Ok, here are the 2 links:

inxi -SCDGMmxxxc0 | curl -F ‘f:1=<-’ ix.io

gives

http://ix.io/4rNp

and

systemd-analyze cat-config /etc/udev/rules.d --no-pager | curl -F ‘f:1=<-’ ix.io

gives

http://ix.io/4rNr

I have fixed the typos in the commands

There is only expected content in the rules department - I was looking for block device rules which stood out - and besides the 66-schedulers.rules - nothing unexpected - which means a default installtion.

But I am wondering about these two - because they are different.

  ID-2: /dev/sdb vendor: Western Digital model: WD10EADS-65M2B0
    size: 931.51 GiB speed: 3.0 Gb/s type: N/A serial: WD-WCAV53907900 rev: 0A01
    scheme: GPT

  ID-4: /dev/sdd type: USB vendor: Western Digital model: WD20SDRW-11VUUS0
    size: 1.82 TiB type: HDD rpm: 5400 serial: WD-WX22A205FY40 rev: 1028
    scheme: GPT

You are sure you have not accidently tested on one where it was the other?

There is no logical explanation and it is not possible for the other members or myself to reproduce this.

As you can see from the other comments - the differences are marginal - as expected. There is no :magic_wand: which can make your disk deliver data faster than it does.

And there is nothing wrong with Manjaro as such - it is a mere coincidense which there is no answer to.

I would like to know why but without hands on there is no much to do.

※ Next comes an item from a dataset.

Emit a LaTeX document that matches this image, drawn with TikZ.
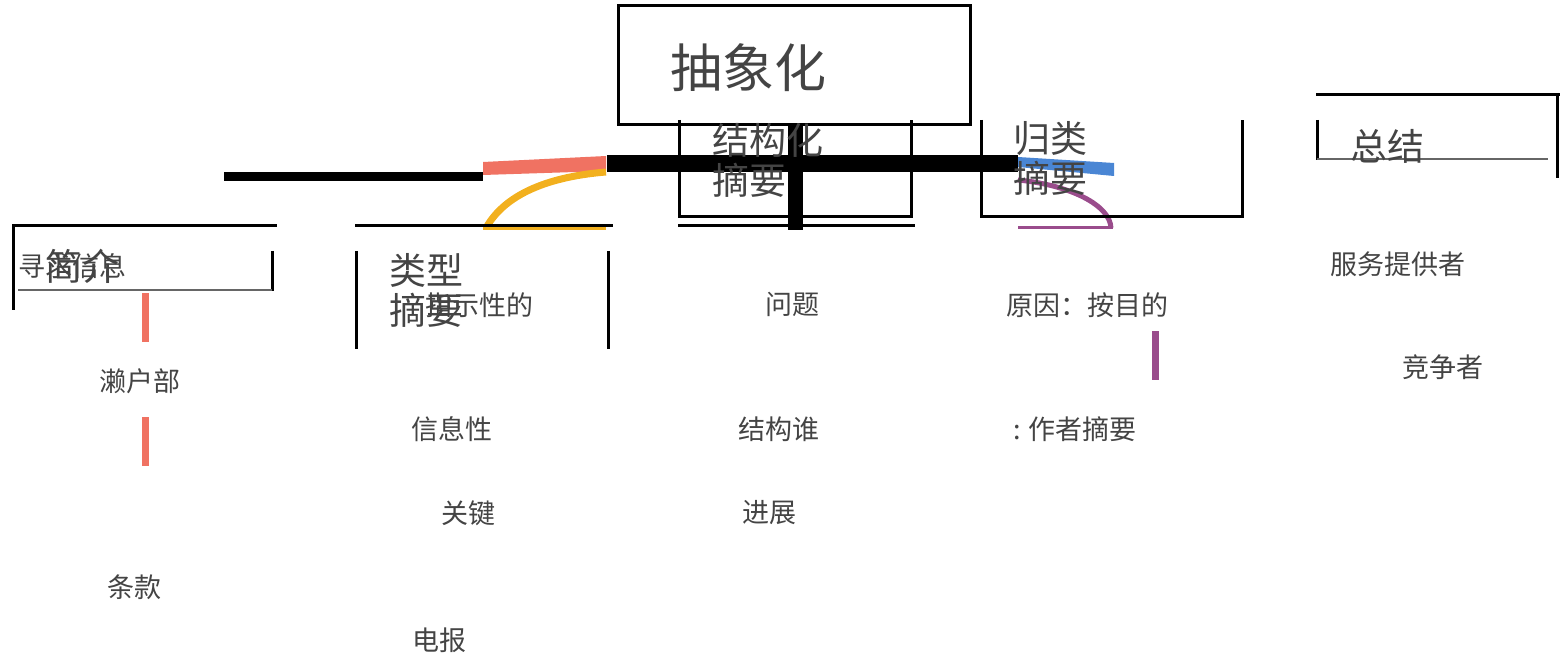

  Type: Desktop Mobo: Gigabyte model: P55A-UD4P serial: <superuser required>
    BIOS: Award v: F3 date: 10/16/2009

Perhaps the answer is not your WD disk but another component - I would definately test the 6.2 kernel - but as your system is an older system - perhaps installing the linux515 kernel will work better with your hardware :person_shrugging: and I am guessing - I have no idea why the disk is notable slower on one system but not the other.